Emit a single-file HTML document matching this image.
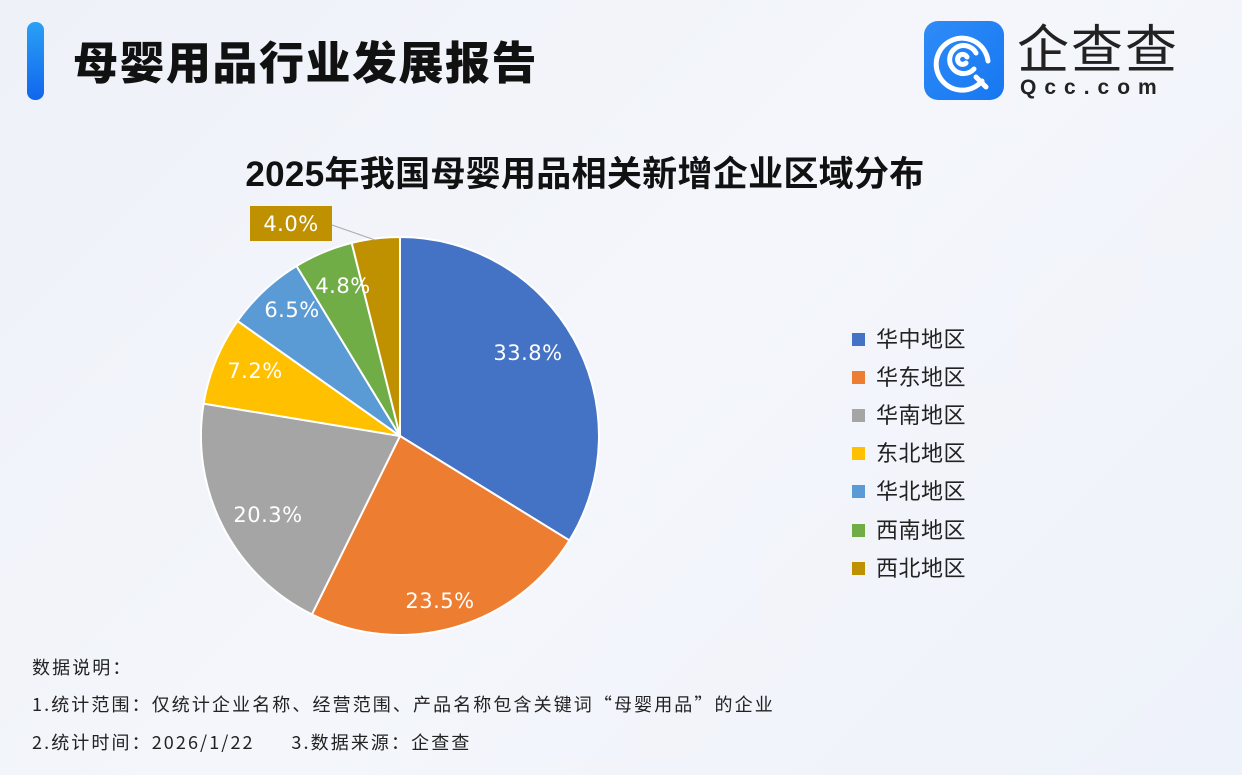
<!DOCTYPE html>
<html><head><meta charset="utf-8"><style>
body{margin:0;width:1242px;height:775px;overflow:hidden;background:linear-gradient(135deg,#eef1f8 0%,#f4f6fb 50%,#eef2fa 100%);font-family:"Liberation Sans","Noto Sans CJK SC",sans-serif;position:relative}
.a{position:absolute;white-space:nowrap}
.n{font-family:"Noto Sans CJK SC",sans-serif;font-size:18px;color:#222;letter-spacing:2.1px}
</style></head><body>
<div class="a" style="left:27px;top:22px;width:17px;height:78px;border-radius:8px;background:linear-gradient(#2aa0f5,#1166ee)"></div>
<div class="a" style="left:73px;top:27px;font-size:45px;font-weight:900;color:#111;letter-spacing:1.5px">母婴用品行业发展报告</div>
<div class="a" style="left:924px;top:21px;width:80px;height:79px;border-radius:14px;background:linear-gradient(135deg,#2f8cf8,#1677f0)"></div>
<svg class="a" style="left:924px;top:21px" width="80" height="79"><g fill="none" stroke="#fff" stroke-width="5" stroke-linecap="round"><path d="M58 60 A26 26 0 1 1 64 40"/><path d="M50 48 A14 14 0 1 1 52 32"/><path d="M42 42 A5 5 0 1 1 43 36"/><path d="M52 56 L62 66"/></g></svg>
<div class="a" style="left:1017px;top:14px;font-family:'Noto Sans CJK SC',sans-serif;font-size:52px;color:#222;letter-spacing:2px;line-height:64px">企查查</div>
<div class="a" style="left:1020px;top:76px;font-size:21px;color:#222;letter-spacing:8px;font-weight:bold">Qcc.com</div>
<div class="a" style="left:0;width:1170px;text-align:center;top:146px;font-size:35px;font-weight:bold;color:#111;letter-spacing:0.3px">2025年我国母婴用品相关新增企业区域分布</div>
<svg class="a" style="left:0;top:0" width="1242" height="775">
<g stroke="#fff" stroke-width="2">
<path d="M400 436 L400 237 A199 199 0 0 1 569.4 540.4Z" fill="#4472c4"/>
<path d="M400 436 L569.4 540.4 A199 199 0 0 1 311.9 614.4Z" fill="#ed7d31"/>
<path d="M400 436 L311.9 614.4 A199 199 0 0 1 203.6 403.6Z" fill="#a5a5a5"/>
<path d="M400 436 L203.6 403.6 A199 199 0 0 1 237.6 321Z" fill="#ffc000"/>
<path d="M400 436 L237.6 321 A199 199 0 0 1 296.5 266Z" fill="#5b9bd5"/>
<path d="M400 436 L296.5 266 A199 199 0 0 1 351.7 242.9Z" fill="#70ad47"/>
<path d="M400 436 L351.7 242.9 A199 199 0 0 1 400 237Z" fill="#bf9000"/>
</g>
<path d="M332 225 L375 240" stroke="#aaa" stroke-width="1" fill="none"/>
<rect x="250" y="206" width="82" height="35" fill="#bf9000"/>
<g font-family="DejaVu Sans, sans-serif" font-size="21" fill="#fff" text-anchor="middle" letter-spacing="0.5">
<text x="291" y="231">4.0%</text>
<text x="528" y="360">33.8%</text>
<text x="440" y="608">23.5%</text>
<text x="268" y="522">20.3%</text>
<text x="255" y="378">7.2%</text>
<text x="292" y="317">6.5%</text>
<text x="343" y="293">4.8%</text>
</g>
<g font-family="Noto Sans CJK SC, sans-serif" font-size="22" fill="#222" letter-spacing="0.5">
<rect x="852" y="333" width="13" height="13" fill="#4472c4"/><text x="876" y="347">华中地区</text>
<rect x="852" y="371" width="13" height="13" fill="#ed7d31"/><text x="876" y="385">华东地区</text>
<rect x="852" y="409" width="13" height="13" fill="#a5a5a5"/><text x="876" y="423">华南地区</text>
<rect x="852" y="447" width="13" height="13" fill="#ffc000"/><text x="876" y="461">东北地区</text>
<rect x="852" y="485" width="13" height="13" fill="#5b9bd5"/><text x="876" y="499">华北地区</text>
<rect x="852" y="524" width="13" height="13" fill="#70ad47"/><text x="876" y="538">西南地区</text>
<rect x="852" y="562" width="13" height="13" fill="#bf9000"/><text x="876" y="576">西北地区</text>
</g>
</svg>
<div class="a n" style="left:32px;top:654px">数据说明：</div>
<div class="a n" style="left:32px;top:691px">1.统计范围：仅统计企业名称、经营范围、产品名称包含关键词“母婴用品”的企业</div>
<div class="a n" style="left:32px;top:729px">2.统计时间：2026/1/22&nbsp;&nbsp;&nbsp;&nbsp;&nbsp;&nbsp;3.数据来源：企查查</div>
</body></html>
------------------------------------------------------------
[OBJECTIVE]:
Omit the pictures, then quote the rest of the material above exactly.

[THE OUTPUT]:
Emit a single-file HTML document matching this image.
<!DOCTYPE html>
<html><head><meta charset="utf-8"><style>
body{margin:0;width:1242px;height:775px;overflow:hidden;background:linear-gradient(135deg,#eef1f8 0%,#f4f6fb 50%,#eef2fa 100%);font-family:"Liberation Sans","Noto Sans CJK SC",sans-serif;position:relative}
.a{position:absolute;white-space:nowrap}
.n{font-family:"Noto Sans CJK SC",sans-serif;font-size:18px;color:#222;letter-spacing:2.1px}
</style></head><body>
<div class="a" style="left:27px;top:22px;width:17px;height:78px;border-radius:8px;background:linear-gradient(#2aa0f5,#1166ee)"></div>
<div class="a" style="left:73px;top:27px;font-size:45px;font-weight:900;color:#111;letter-spacing:1.5px">母婴用品行业发展报告</div>
<div class="a" style="left:924px;top:21px;width:80px;height:79px;border-radius:14px;background:linear-gradient(135deg,#2f8cf8,#1677f0)"></div>
<svg class="a" style="left:924px;top:21px" width="80" height="79"><g fill="none" stroke="#fff" stroke-width="5" stroke-linecap="round"><path d="M58 60 A26 26 0 1 1 64 40"/><path d="M50 48 A14 14 0 1 1 52 32"/><path d="M42 42 A5 5 0 1 1 43 36"/><path d="M52 56 L62 66"/></g></svg>
<div class="a" style="left:1017px;top:14px;font-family:'Noto Sans CJK SC',sans-serif;font-size:52px;color:#222;letter-spacing:2px;line-height:64px">企查查</div>
<div class="a" style="left:1020px;top:76px;font-size:21px;color:#222;letter-spacing:8px;font-weight:bold">Qcc.com</div>
<div class="a" style="left:0;width:1170px;text-align:center;top:146px;font-size:35px;font-weight:bold;color:#111;letter-spacing:0.3px">2025年我国母婴用品相关新增企业区域分布</div>
<svg class="a" style="left:0;top:0" width="1242" height="775">
<g stroke="#fff" stroke-width="2">
<path d="M400 436 L400 237 A199 199 0 0 1 569.4 540.4Z" fill="#4472c4"/>
<path d="M400 436 L569.4 540.4 A199 199 0 0 1 311.9 614.4Z" fill="#ed7d31"/>
<path d="M400 436 L311.9 614.4 A199 199 0 0 1 203.6 403.6Z" fill="#a5a5a5"/>
<path d="M400 436 L203.6 403.6 A199 199 0 0 1 237.6 321Z" fill="#ffc000"/>
<path d="M400 436 L237.6 321 A199 199 0 0 1 296.5 266Z" fill="#5b9bd5"/>
<path d="M400 436 L296.5 266 A199 199 0 0 1 351.7 242.9Z" fill="#70ad47"/>
<path d="M400 436 L351.7 242.9 A199 199 0 0 1 400 237Z" fill="#bf9000"/>
</g>
<path d="M332 225 L375 240" stroke="#aaa" stroke-width="1" fill="none"/>
<rect x="250" y="206" width="82" height="35" fill="#bf9000"/>
<g font-family="DejaVu Sans, sans-serif" font-size="21" fill="#fff" text-anchor="middle" letter-spacing="0.5">
<text x="291" y="231">4.0%</text>
<text x="528" y="360">33.8%</text>
<text x="440" y="608">23.5%</text>
<text x="268" y="522">20.3%</text>
<text x="255" y="378">7.2%</text>
<text x="292" y="317">6.5%</text>
<text x="343" y="293">4.8%</text>
</g>
<g font-family="Noto Sans CJK SC, sans-serif" font-size="22" fill="#222" letter-spacing="0.5">
<rect x="852" y="333" width="13" height="13" fill="#4472c4"/><text x="876" y="347">华中地区</text>
<rect x="852" y="371" width="13" height="13" fill="#ed7d31"/><text x="876" y="385">华东地区</text>
<rect x="852" y="409" width="13" height="13" fill="#a5a5a5"/><text x="876" y="423">华南地区</text>
<rect x="852" y="447" width="13" height="13" fill="#ffc000"/><text x="876" y="461">东北地区</text>
<rect x="852" y="485" width="13" height="13" fill="#5b9bd5"/><text x="876" y="499">华北地区</text>
<rect x="852" y="524" width="13" height="13" fill="#70ad47"/><text x="876" y="538">西南地区</text>
<rect x="852" y="562" width="13" height="13" fill="#bf9000"/><text x="876" y="576">西北地区</text>
</g>
</svg>
<div class="a n" style="left:32px;top:654px">数据说明：</div>
<div class="a n" style="left:32px;top:691px">1.统计范围：仅统计企业名称、经营范围、产品名称包含关键词“母婴用品”的企业</div>
<div class="a n" style="left:32px;top:729px">2.统计时间：2026/1/22&nbsp;&nbsp;&nbsp;&nbsp;&nbsp;&nbsp;3.数据来源：企查查</div>
</body></html>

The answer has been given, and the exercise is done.